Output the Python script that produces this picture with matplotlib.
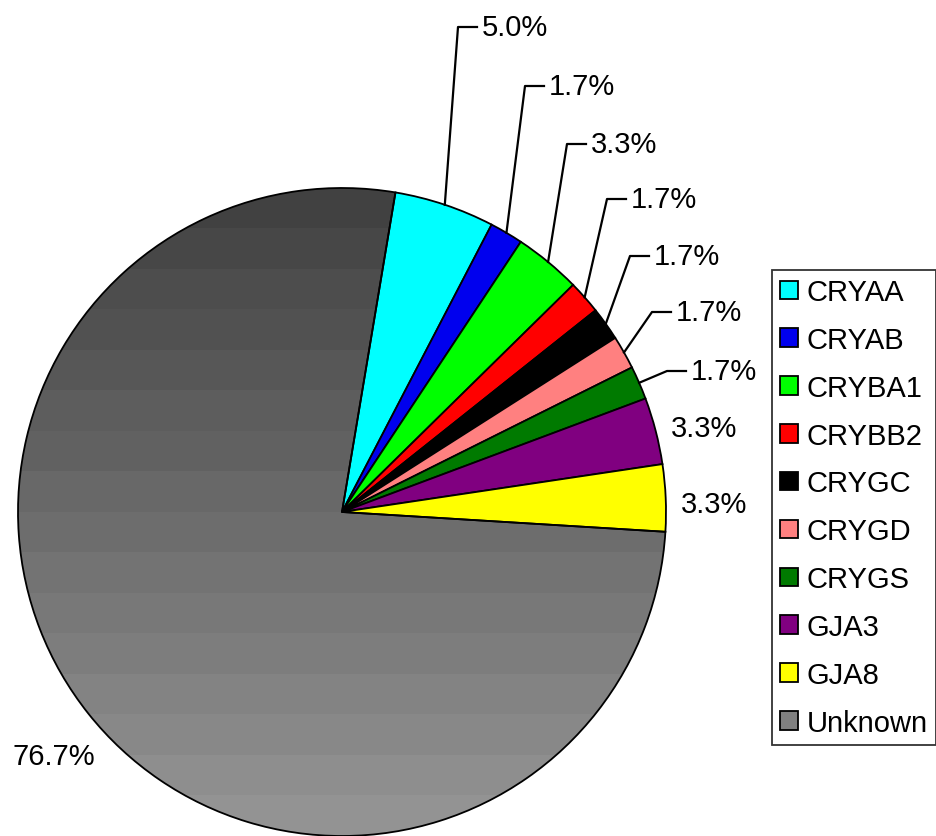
import numpy as np
import matplotlib.pyplot as plt
from matplotlib.patches import Patch

# data
genes = ["CRYAA", "CRYAB", "CRYBA1", "CRYBB2", "CRYGC",
         "CRYGD", "CRYGS", "GJA3", "GJA8", "Unknown"]
counts = [3, 1, 2, 1, 1, 1, 1, 2, 2, 46]
colors = ["#00ffff", "#0000ee", "#00ff00", "#ff0000", "#000000",
          "#ff8080", "#007a00", "#800080", "#ffff00", "#808080"]

W, H = 937, 837
cx, cy, R = 342, 513, 324  # pie centre / radius in pixels

plt.rcParams['font.family'] = ['Liberation Sans', 'DejaVu Sans']

fig = plt.figure(figsize=(W / 100, H / 100), dpi=100)
ax = fig.add_axes([(cx - R) / W, (H - cy - R) / H, 2 * R / W, 2 * R / H])

wedges, _ = ax.pie(counts, colors=colors, startangle=80.5, counterclock=False,
                   wedgeprops=dict(edgecolor="black", linewidth=1.3))
ax.set_xlim(-1, 1)
ax.set_ylim(-1, 1)
ax.set_aspect("equal")
ax.axis("off")

# stepped gray shading on the Unknown slice (dark top, light bottom)
unk = wedges[-1]
unk.set_facecolor("none")
bands = np.linspace(0x42, 0x93, 16).reshape(-1, 1) / 255.0
img = ax.imshow(bands, cmap="gray", vmin=0, vmax=1, extent=(-1, 1, -1, 1),
                aspect="auto", interpolation="nearest", zorder=0.5)
img.set_clip_path(unk)


def to_data(px, py):
    return (px - cx) / R, (cy - py) / R


# leader labels: (elbow x, label y) in pixels
leaders = [(458, 28), (525, 87), (567, 145), (607, 200),
           (630, 257), (652, 313), (667, 372)]
pct = [100 * c / sum(counts) for c in counts]

for i, (ex, ly) in enumerate(leaders):
    w = wedges[i]
    mid = np.deg2rad((w.theta1 + w.theta2) / 2)
    x0, y0 = np.cos(mid), np.sin(mid)
    x1, y1 = to_data(ex, ly)
    x2, _ = to_data(ex + 19, ly)
    ax.plot([x0, x1, x2], [y0, y1, y1], color="black", lw=1.6, clip_on=False)
    tx, _ = to_data(ex + 24, ly)
    ax.text(tx, y1, f"{pct[i]:.1f}%", fontsize=21, va="center", ha="left",
            clip_on=False)

# labels without leaders
for i, (px, py) in zip([7, 8, 9], [(671, 429), (681, 505), (12, 757)]):
    tx, ty = to_data(px, py)
    ax.text(tx, ty, f"{pct[i]:.1f}%", fontsize=21, va="center", ha="left",
            clip_on=False)

handles = [Patch(facecolor=c, edgecolor="black", linewidth=1.3) for c in colors]
leg = fig.legend(handles, genes, loc="upper left",
                 bbox_to_anchor=(772 / W, 1 - 271 / H),
                 fontsize=21, frameon=True, fancybox=False,
                 edgecolor="black", handlelength=0.6, handleheight=0.6,
                 handletextpad=0.3, labelspacing=0.68, borderpad=0.28,
                 borderaxespad=0)
leg.get_frame().set_linewidth(1.3)

fig.savefig("out.png", dpi=100)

==============================

Goal of the exercise
Keep the pictures out of the copy and return the rest of the data above exactly.

Finished answer
Output the Python script that produces this picture with matplotlib.
import numpy as np
import matplotlib.pyplot as plt
from matplotlib.patches import Patch

# data
genes = ["CRYAA", "CRYAB", "CRYBA1", "CRYBB2", "CRYGC",
         "CRYGD", "CRYGS", "GJA3", "GJA8", "Unknown"]
counts = [3, 1, 2, 1, 1, 1, 1, 2, 2, 46]
colors = ["#00ffff", "#0000ee", "#00ff00", "#ff0000", "#000000",
          "#ff8080", "#007a00", "#800080", "#ffff00", "#808080"]

W, H = 937, 837
cx, cy, R = 342, 513, 324  # pie centre / radius in pixels

plt.rcParams['font.family'] = ['Liberation Sans', 'DejaVu Sans']

fig = plt.figure(figsize=(W / 100, H / 100), dpi=100)
ax = fig.add_axes([(cx - R) / W, (H - cy - R) / H, 2 * R / W, 2 * R / H])

wedges, _ = ax.pie(counts, colors=colors, startangle=80.5, counterclock=False,
                   wedgeprops=dict(edgecolor="black", linewidth=1.3))
ax.set_xlim(-1, 1)
ax.set_ylim(-1, 1)
ax.set_aspect("equal")
ax.axis("off")

# stepped gray shading on the Unknown slice (dark top, light bottom)
unk = wedges[-1]
unk.set_facecolor("none")
bands = np.linspace(0x42, 0x93, 16).reshape(-1, 1) / 255.0
img = ax.imshow(bands, cmap="gray", vmin=0, vmax=1, extent=(-1, 1, -1, 1),
                aspect="auto", interpolation="nearest", zorder=0.5)
img.set_clip_path(unk)


def to_data(px, py):
    return (px - cx) / R, (cy - py) / R


# leader labels: (elbow x, label y) in pixels
leaders = [(458, 28), (525, 87), (567, 145), (607, 200),
           (630, 257), (652, 313), (667, 372)]
pct = [100 * c / sum(counts) for c in counts]

for i, (ex, ly) in enumerate(leaders):
    w = wedges[i]
    mid = np.deg2rad((w.theta1 + w.theta2) / 2)
    x0, y0 = np.cos(mid), np.sin(mid)
    x1, y1 = to_data(ex, ly)
    x2, _ = to_data(ex + 19, ly)
    ax.plot([x0, x1, x2], [y0, y1, y1], color="black", lw=1.6, clip_on=False)
    tx, _ = to_data(ex + 24, ly)
    ax.text(tx, y1, f"{pct[i]:.1f}%", fontsize=21, va="center", ha="left",
            clip_on=False)

# labels without leaders
for i, (px, py) in zip([7, 8, 9], [(671, 429), (681, 505), (12, 757)]):
    tx, ty = to_data(px, py)
    ax.text(tx, ty, f"{pct[i]:.1f}%", fontsize=21, va="center", ha="left",
            clip_on=False)

handles = [Patch(facecolor=c, edgecolor="black", linewidth=1.3) for c in colors]
leg = fig.legend(handles, genes, loc="upper left",
                 bbox_to_anchor=(772 / W, 1 - 271 / H),
                 fontsize=21, frameon=True, fancybox=False,
                 edgecolor="black", handlelength=0.6, handleheight=0.6,
                 handletextpad=0.3, labelspacing=0.68, borderpad=0.28,
                 borderaxespad=0)
leg.get_frame().set_linewidth(1.3)

fig.savefig("out.png", dpi=100)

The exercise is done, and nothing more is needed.